There are tons of excellent tours—on foot or bicycle—that can show you sides of Paris you may not see on your own, offer insider tips and historical facts, get you past the lines and into VIP places, and enrich your entire experience. For 20 years, Paris Walks has offered a series of enticing strolls, led by friendly, knowledgeable experts, exploring everything from fashion and chocolate to churches, along with specific neighborhoods and historic themes. For the more adventurous, Fat Tire offers day and nighttime tours in Paris and beyond. You can tour on a Segway or bicycle, and can even select a “Skip the Line” tour to spend closing time with the Mona Lisa. And definitely think about taking a day tour outside of Paris to either the Champagne region, the Loire Valley or to Normandy and the D-Day Beaches – either on a big tour bus or a small van with just a few of your new best friends!

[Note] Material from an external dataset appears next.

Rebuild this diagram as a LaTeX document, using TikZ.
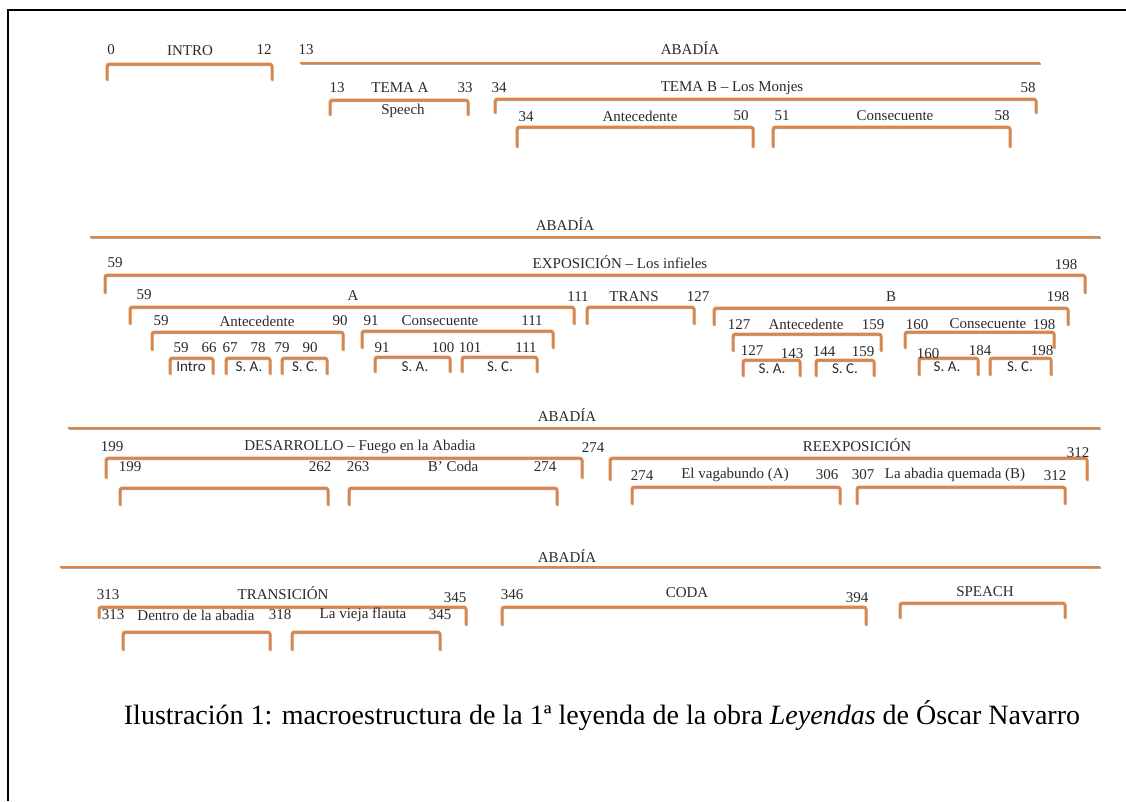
\documentclass[tikz,border=0pt]{standalone}
\usepackage{fontspec}
\setmainfont{Liberation Serif}
\newfontfamily\tagfont{Carlito}
\definecolor{corange}{HTML}{DD8447}
\definecolor{cshade}{HTML}{B3A599}
\definecolor{ctext}{HTML}{2A2A2A}
\tikzset{
  every picture/.style={line width=1pt},
  bracket/.style={draw=corange, line width=2.6pt, rounded corners=2pt,
    preaction={draw=cshade, line width=2.4pt, transform canvas={shift={(0.5pt,-1pt)}}}},
  frame/.style={draw=black, line width=1.6pt},
  num/.style={font=\fontsize{15}{17}\selectfont, text=ctext, inner sep=0pt},
  tag/.style={font=\tagfont\fontsize{15}{17}\selectfont, text=ctext, inner sep=0pt},
  caption/.style={font=\fontsize{28}{32}\selectfont, text=black, inner sep=0pt},
}
% left x, right x, y, left leg, right leg
\newcommand{\brk}[5]{
  \draw[bracket] (#1,#3+#4) -- (#1,#3) -- (#2,#3) -- (#2,#3+#5);
}

\begin{document}
\begin{tikzpicture}[x=1pt, y=-1pt]
  \useasboundingbox (0,0) rectangle (1126,801);
  \draw[frame] (8,801) -- (8,10) -- (1126,10);
  % row 1
  \brk{107}{272}{64}{16}{16}
  \node[num] (i0) at (111,50) {0};
  \node[num] (intro) at (190,51) {INTRO};
  \node[num] (i12) at (264,50) {12};
  \draw[bracket] (300,63) -- (1040,63);
  \node[num] (a13) at (306,50) {13};
  \node[num] (abadia1) at (690,48) {ABADÍA};
  \brk{330}{468}{100}{15}{15}
  \node[num] (ta13) at (337,88) {13};
  \node[num] (temaa) at (400,88) {TEMA A};
  \node[num] (ta33) at (465,88) {33};
  \node[num] (speech) at (403,111) {Speech};
  \brk{495}{1036}{99}{14}{14}
  \node[num] (tb34) at (499,88) {34};
  \node[num] (temab) at (732,88) {TEMA B – Los Monjes};
  \node[num] (tb58) at (1028,88) {58};
  \brk{517}{753}{127}{20}{20}
  \node[num] (an34) at (526,117) {34};
  \node[num] (ante1) at (640,116) {Antecedente};
  \node[num] (an50) at (741,116) {50};
  \brk{773}{1010}{127}{20}{20}
  \node[num] (co51) at (782,116) {51};
  \node[num] (cons1) at (895,116) {Consecuente};
  \node[num] (co58) at (1002,116) {58};
  % row 2
  \draw[bracket] (90,237) -- (1100,237);
  \node[num] (abadia2) at (565,224) {ABADÍA};
  \brk{105}{1085}{275}{18}{18}
  \node[num] (ex59) at (115,263) {59};
  \node[num] (expo) at (620,262) {EXPOSICIÓN – Los infieles};
  \node[num] (ex198) at (1066,265) {198};
  \brk{130}{574}{307}{17}{17}
  \node[num] (pa59) at (144,295) {59};
  \node[num] (parta) at (353,296) {A};
  \node[num] (tr111) at (578,297) {111};
  \brk{587}{694}{307}{17}{17}
  \node[num] (trans) at (634,297) {TRANS};
  \node[num] (tr127) at (698,297) {127};
  \brk{714}{1068}{308}{17}{17}
  \node[num] (partb) at (891,297) {B};
  \node[num] (pb198) at (1058,297) {198};
  \brk{152}{343}{332}{18}{18}
  \node[num] (aa59) at (161,321) {59};
  \node[num] (ante2) at (257,321) {Antecedente};
  \node[num] (aa90) at (340,321) {90};
  \brk{362}{553}{331}{17}{17}
  \node[num] (ac91) at (371,321) {91};
  \node[num] (cons2) at (440,321) {Consecuente};
  \node[num] (ac111) at (532,321) {111};
  \brk{170}{213}{358}{16}{16}
  \brk{226}{270}{358}{16}{16}
  \brk{282}{327}{358}{16}{16}
  \brk{375}{450}{357}{15}{15}
  \brk{462}{537}{357}{15}{15}
  \foreach \x/\t in {181/59, 209/66, 230/67, 258/78, 282/79, 310/90,
                     382/91, 443/100, 470/101, 526/111}
    \node[num] (sa\t) at (\x,348) {\t};
  \node[tag] (sintro) at (191,367) {Intro};
  \node[tag] (ssa1) at (249,367) {S. A.};
  \node[tag] (ssc1) at (305,367) {S. C.};
  \node[tag] (ssa2) at (415,367) {S. A.};
  \node[tag] (ssc2) at (500,367) {S. C.};
  \brk{733}{881}{334}{17}{17}
  \node[num] (ba127) at (739,325) {127};
  \node[num] (ante3) at (806,324) {Antecedente};
  \node[num] (ba159) at (873,325) {159};
  \brk{905}{1054}{332}{16}{16}
  \node[num] (bc160) at (917,325) {160};
  \node[num] (cons3) at (988,324) {Consecuente};
  \node[num] (bc198) at (1044,325) {198};
  \brk{743}{800}{360}{16}{16}
  \brk{816}{874}{360}{16}{16}
  \brk{919}{978}{358}{17}{17}
  \brk{990}{1051}{358}{17}{17}
  \foreach \x/\y/\t in {752/351/127, 792/354/143, 824/352/144, 863/352/159,
                        928/354/160, 980/351/184, 1042/351/198}
    \node[num] (sb\t) at (\x,\y) {\t};
  \node[tag] (ssa3) at (772,369) {S. A.};
  \node[tag] (ssc3) at (845,369) {S. C.};
  \node[tag] (ssa4) at (947,367) {S. A.};
  \node[tag] (ssc4) at (1020,367) {S. C.};
  % row 3
  \draw[bracket] (68,428) -- (1100,428);
  \node[num] (abadia3) at (567,415) {ABADÍA};
  \brk{106}{582}{458}{20}{20}
  \node[num] (de199) at (112,447) {199};
  \node[num] (desa) at (360,447) {DESARROLLO – Fuego en la Abadia};
  \node[num] (de274) at (593,448) {274};
  \brk{120}{328}{488}{17}{17}
  \brk{349}{557}{488}{17}{17}
  \node[num] (d199) at (130,467) {199};
  \node[num] (d262) at (320,467) {262};
  \node[num] (d263) at (358,467) {263};
  \node[num] (bcoda) at (453,466) {B' Coda};
  \node[num] (d274) at (545,467) {274};
  \brk{610}{1087}{458}{22}{22}
  \node[num] (reex) at (857,445) {REEXPOSICIÓN};
  \node[num] (re312) at (1078,453) {312};
  \brk{632}{840}{487}{17}{17}
  \brk{857}{1065}{487}{17}{17}
  \node[num] (r274) at (642,476) {274};
  \node[num] (vaga) at (735,475) {El vagabundo (A)};
  \node[num] (r306) at (827,475) {306};
  \node[num] (r307) at (863,475) {307};
  \node[num] (quem) at (955,475) {La abadia quemada (B)};
  \node[num] (r312) at (1055,476) {312};
  % row 4
  \draw[bracket] (60,567) -- (1100,567);
  \node[num] (abadia4) at (567,556) {ABADÍA};
  \brk{99}{466}{607}{11}{18}
  \node[num] (tn313) at (108,595) {313};
  \node[num] (transi) at (283,593) {TRANSICIÓN};
  \node[num] (tn345) at (455,598) {345};
  \brk{123}{270}{632}{18}{18}
  \brk{292}{440}{632}{18}{18}
  \node[num] (t313) at (113,615) {313};
  \node[num] (dentro) at (196,615) {Dentro de la abadia};
  \node[num] (t318) at (280,615) {318};
  \node[num] (flauta) at (363,615) {La vieja flauta};
  \node[num] (t345) at (440,615) {345};
  \brk{502}{866}{607}{18}{18}
  \node[num] (co346) at (512,595) {346};
  \node[num] (coda) at (687,593) {CODA};
  \node[num] (co394) at (857,598) {394};
  \brk{900}{1065}{603}{15}{15}
  \node[num] (speach) at (985,592) {SPEACH};
  % caption
  \node[caption] (cap) at (602,715) {Ilustración 1: macroestructura de la 1ª leyenda de la obra \textit{Leyendas} de Óscar Navarro};
\end{tikzpicture}
\end{document}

7. Don’t leave your kids at home
Paris is an amazingly kid-friendly city, and don’t let anyone tell you otherwise. If you follow basic rules of etiquette (and common sense), you and your kids will have a great time. For starters, every museum, foundation, arts center, and park in the city has a comprehensive list of activities for kids, some in English. Paris’s top hotels have added new attractions for kids, including cooking classes and tours, leaving parents some free time to hit the spa. The parks in Paris are amazing – with imaginative playgrounds, puppet theaters, historic merry-go-rounds, fountains and ponds to sail boats in. And don’t forget that Disneyland Paris is a short train ride out of the city! Parisian children are treated like little princes and princesses, and your kids will be well-pampered during their visit as well!